Ericsson won’t be affected in the short-term because AT&T Wireless continues to build out its network, said Pinkham. But as the country’s largest carrier redeploys existing Ericsson equipment into other markets by the middle of next year, AT&T Wireless won’t buy as much equipment from the vendor.

“That is where we need to find new business to offset this,” said Pinkham.

So far, new deployments in BellSouth Cellular’s TDMA markets and a CDMA infrastructure win in Brazil are making up for the lost business.

Jeffrey Schlesinger, wireless analyst with Warburg Dillon Read in New York, said AT&T Wireless contributed to 5 percent of Ericsson’s mobile systems business.

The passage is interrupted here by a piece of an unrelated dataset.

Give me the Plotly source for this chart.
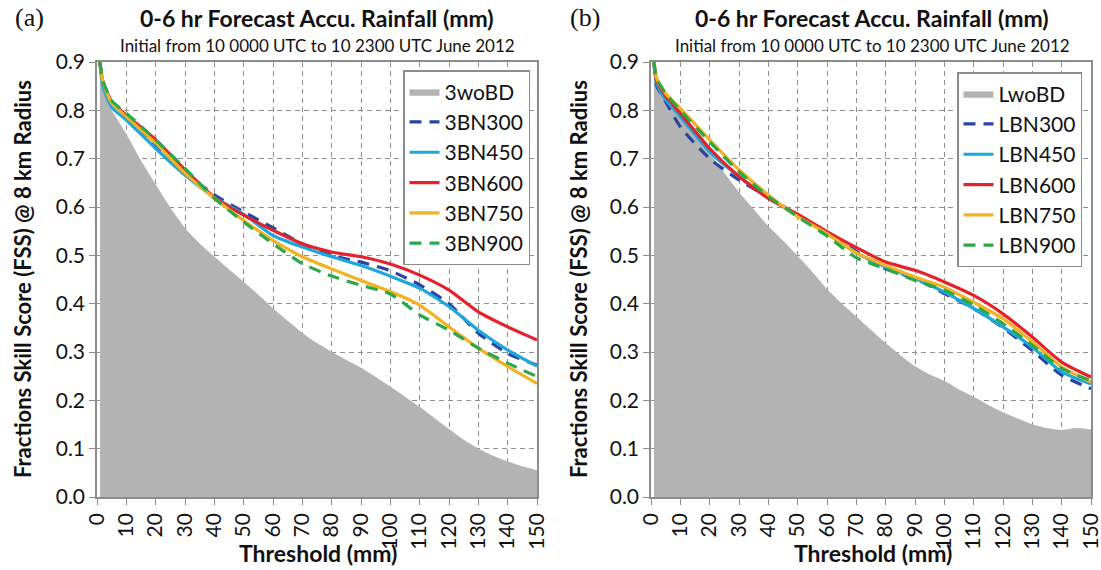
import plotly.graph_objects as go

# ---------------- data ----------------
thr = [1, 2, 5, 10, 20, 30, 40, 50, 60, 70, 80, 90, 100, 110, 120, 130, 140, 150]
gthr = [1, 2, 5, 10, 15, 20, 25, 30, 35, 40, 45, 50, 55, 60, 65, 70, 75, 80, 85, 90,
        95, 100, 105, 110, 115, 120, 125, 130, 135, 140, 145, 150]

# panel (a)
a_woBD = [0.90, 0.84, 0.80, 0.75, 0.695, 0.646, 0.598, 0.556, 0.524, 0.497, 0.47, 0.445,
          0.418, 0.39, 0.364, 0.339, 0.318, 0.30, 0.283, 0.267, 0.248, 0.228, 0.207,
          0.186, 0.163, 0.14, 0.118, 0.10, 0.085, 0.073, 0.063, 0.055]
a_BN300 = [0.90, 0.855, 0.815, 0.785, 0.728, 0.672, 0.625, 0.59, 0.557, 0.524, 0.50,
           0.486, 0.468, 0.439, 0.40, 0.339, 0.297, 0.273]
a_BN450 = [0.90, 0.85, 0.807, 0.78, 0.721, 0.666, 0.62, 0.585, 0.541, 0.517, 0.497,
           0.479, 0.457, 0.432, 0.394, 0.345, 0.304, 0.271]
a_BN600 = [0.90, 0.86, 0.818, 0.79, 0.739, 0.677, 0.62, 0.583, 0.552, 0.524, 0.507,
           0.497, 0.482, 0.459, 0.428, 0.383, 0.352, 0.325]
a_BN750 = [0.90, 0.86, 0.815, 0.787, 0.732, 0.67, 0.618, 0.572, 0.531, 0.497, 0.472,
           0.448, 0.425, 0.397, 0.352, 0.308, 0.27, 0.235]
a_BN900 = [0.90, 0.862, 0.82, 0.794, 0.739, 0.68, 0.618, 0.569, 0.524, 0.483, 0.457,
           0.438, 0.42, 0.377, 0.345, 0.308, 0.277, 0.249]

# panel (b)
b_woBD = [0.90, 0.85, 0.82, 0.785, 0.75, 0.71, 0.67, 0.63, 0.595, 0.56, 0.53, 0.498,
          0.465, 0.43, 0.40, 0.373, 0.345, 0.318, 0.293, 0.27, 0.253, 0.24, 0.222,
          0.207, 0.19, 0.175, 0.162, 0.15, 0.142, 0.138, 0.142, 0.139]
b_BN300 = [0.90, 0.85, 0.818, 0.766, 0.70, 0.656, 0.62, 0.583, 0.548, 0.508, 0.472,
           0.452, 0.421, 0.39, 0.35, 0.303, 0.252, 0.224]
b_BN450 = [0.90, 0.855, 0.822, 0.787, 0.714, 0.663, 0.62, 0.582, 0.545, 0.505, 0.476,
           0.452, 0.424, 0.39, 0.352, 0.31, 0.259, 0.234]
b_BN600 = [0.90, 0.86, 0.83, 0.794, 0.721, 0.663, 0.618, 0.585, 0.549, 0.516, 0.486,
           0.469, 0.445, 0.417, 0.379, 0.331, 0.279, 0.248]
b_BN750 = [0.90, 0.865, 0.835, 0.804, 0.739, 0.677, 0.625, 0.58, 0.545, 0.505, 0.479,
           0.455, 0.434, 0.403, 0.369, 0.321, 0.269, 0.238]
b_BN900 = [0.90, 0.865, 0.835, 0.80, 0.735, 0.673, 0.622, 0.58, 0.54, 0.495, 0.472,
           0.448, 0.428, 0.397, 0.359, 0.314, 0.266, 0.241]

a_names = ["3woBD", "3BN300", "3BN450", "3BN600", "3BN750", "3BN900"]
b_names = ["LwoBD", "LBN300", "LBN450", "LBN600", "LBN750", "LBN900"]

x_ticks = list(range(0, 151, 10))
y_ticks = [0.0, 0.1, 0.2, 0.3, 0.4, 0.5, 0.6, 0.7, 0.8, 0.9]

# ---------------- style ----------------
FONT = "Lato"
GRAY_FILL = "#b3b3b3"
GRID = "#8f8f8f"
FRAME = "#8c8c8c"
colors = ["#2a45a0", "#1ea7de", "#e3222b", "#f4b120", "#2ba84a"]
dashes = ["12px,8px", "solid", "solid", "solid", "12px,8px"]
W = 1101
H = 570

fig = go.Figure()

def add_panel(xa, ya, legend, names, woBD, series):
    fig.add_trace(go.Scatter(
        x=gthr, y=woBD, name=names[0], mode="lines", fill="tozeroy",
        fillcolor=GRAY_FILL,
        line=dict(color=GRAY_FILL, width=0.5, shape="spline", smoothing=0.6),
        xaxis=xa, yaxis=ya, legend=legend))
    for nm, ys, c, d in zip(names[1:], series, colors, dashes):
        fig.add_trace(go.Scatter(
            x=thr, y=ys, name=nm, mode="lines",
            line=dict(color=c, width=3.2, dash=d, shape="spline", smoothing=0.6),
            xaxis=xa, yaxis=ya, legend=legend))

add_panel("x", "y", "legend", a_names, a_woBD,
          [a_BN300, a_BN450, a_BN600, a_BN750, a_BN900])
add_panel("x2", "y2", "legend2", b_names, b_woBD,
          [b_BN300, b_BN450, b_BN600, b_BN750, b_BN900])

def px_x(p):
    return p / W

def px_y(p):
    return 1 - p / H

common_x = dict(range=[0, 150], tickvals=x_ticks, ticktext=[str(v) for v in x_ticks],
                tickangle=-90, showgrid=True, gridcolor=GRID, griddash="5px,4px",
                gridwidth=1, showline=True, linecolor=FRAME, linewidth=1.5,
                mirror=True, ticks="outside", ticklen=6, tickcolor=FRAME,
                automargin=False, ticklabeloverflow="allow",
                tickfont=dict(family=FONT, size=21, color="#111"), zeroline=False)
common_y = dict(range=[0, 0.9], tickvals=y_ticks, ticktext=[f"{v:.1f}" for v in y_ticks],
                showgrid=True, gridcolor=GRID, griddash="5px,4px", gridwidth=1,
                showline=True, linecolor=FRAME, linewidth=1.5, mirror=True,
                ticks="outside", ticklen=6, tickcolor=FRAME, automargin=False,
                ticklabeloverflow="allow",
                tickfont=dict(family=FONT, size=21, color="#111"), zeroline=False)

fig.update_layout(
    width=W, height=H, margin=dict(l=0, r=0, t=0, b=0, autoexpand=False),
    paper_bgcolor="white", plot_bgcolor="white",
    xaxis=dict(domain=[px_x(97), px_x(537)], anchor="y", **common_x),
    yaxis=dict(domain=[px_y(497), px_y(62)], anchor="x", **common_y),
    xaxis2=dict(domain=[px_x(651), px_x(1091)], anchor="y2", **common_x),
    yaxis2=dict(domain=[px_y(497), px_y(62)], anchor="x2", **common_y),
    legend=dict(x=px_x(403), y=px_y(70), xanchor="left", yanchor="top",
                bgcolor="white", bordercolor=FRAME, borderwidth=1.5,
                font=dict(family=FONT, size=21, color="#111"),
                tracegroupgap=0, itemwidth=30),
    legend2=dict(x=px_x(957), y=px_y(72), xanchor="left", yanchor="top",
                 bgcolor="white", bordercolor=FRAME, borderwidth=1.5,
                 font=dict(family=FONT, size=21, color="#111"),
                 tracegroupgap=0, itemwidth=30),
    showlegend=True,
)

ann = []
for cx, ytx in [(317, 22), (872, 578)]:
    ann.append(dict(x=px_x(cx), y=px_y(18), xref="paper", yref="paper",
                    text="<b>0-6 hr Forecast Accu. Rainfall (mm)</b>", showarrow=False,
                    font=dict(family=FONT, size=23, color="#111"),
                    xanchor="center", yanchor="middle"))
    ann.append(dict(x=px_x(cx), y=px_y(45), xref="paper", yref="paper",
                    text="Initial from 10 0000 UTC to 10 2300 UTC June 2012",
                    showarrow=False, font=dict(family=FONT, size=17, color="#111"),
                    xanchor="center", yanchor="middle"))
    ann.append(dict(x=px_x(cx + 1), y=px_y(553), xref="paper", yref="paper",
                    text="<b>Threshold (mm)</b>", showarrow=False,
                    font=dict(family=FONT, size=23, color="#111"),
                    xanchor="center", yanchor="middle"))
    ann.append(dict(x=px_x(ytx), y=px_y(279), xref="paper", yref="paper",
                    text="<b>Fractions Skill Score (FSS) @ 8 km Radius</b>",
                    showarrow=False, textangle=-90,
                    font=dict(family=FONT, size=22, color="#111"),
                    xanchor="center", yanchor="middle"))
ann.append(dict(x=px_x(29), y=px_y(18), xref="paper", yref="paper", text="(a)",
                showarrow=False, font=dict(family="Liberation Serif", size=26, color="#111"),
                xanchor="center", yanchor="middle"))
ann.append(dict(x=px_x(585), y=px_y(18), xref="paper", yref="paper", text="(b)",
                showarrow=False, font=dict(family="Liberation Serif", size=26, color="#111"),
                xanchor="center", yanchor="middle"))
fig.update_layout(annotations=ann)

fig.write_html("out.html")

“Ericsson can’t afford major losses with key customers,” said Schlesinger. “It will have to protect key customers to maintain growth. The more you have to fight to win business out of weakness, not strength, the tougher it is on the margins.”

AT&T Wireless recently signed agreements with Lucent Technologies and Nortel Networks, reducing Ericsson’s supplier share from two-thirds to one-third. Lucent also will replace Ericsson equipment in New York and parts of Los Angeles, while Nortel will add equipment in Los Angeles as well.

AT&T Wireless’ introduction of the Digital One Rate pricing plan last May skyrocketed usage across the country and especially in New York, where AT&T Wireless has taken many media hits over quality issues.

AT&T Wireless’ Chief Executive Officer Dan Hesse blames Ericsson, which has struggled all year to meet equipment delivery schedules.

Pinkham said Ericsson’s ousting from the United States’ top two markets-Los Angeles and New York-partially was due to delivery problems, but the significant market share AT&T Wireless gave to Lucent and Nortel required Ericsson to move out of some key markets.

“We are so large and growing so fast that we taxed Ericsson because they had over two-thirds of the network,” said AT&T’s Hesse. “In order to provide really high quality networks, it was in our best interest to balance existing suppliers … If you have one vendor providing two-thirds, you are going to have to replace markets.”

Ericsson, however, doesn’t see business slowing down in North America since it embraced CDMA technology earlier this year through its purchase of Qualcomm’s infrastructure division. Ericsson said it could see its market share increase from 18 percent to 20 percent.

Ericsson said it expects

CDMA technology to account for 40 percent of all infrastructure investments next year. Ericsson said it may strike a CDMA contract in North America by year-end.

Nortel’s win with AT&T Wireless has reduced concerns analysts have had about sluggishness within the vendor’s wireless business, which impacted Nortel’s earnings last year. Nortel, a new supplier to AT&T Wireless, is likely to win more business with the carrier going forward, analysts expect.

Lucent in April won a US$1 billion contract with AT&T Wireless, and the expansion contract secures Lucent as a major AT&T Wireless supplier, said analysts.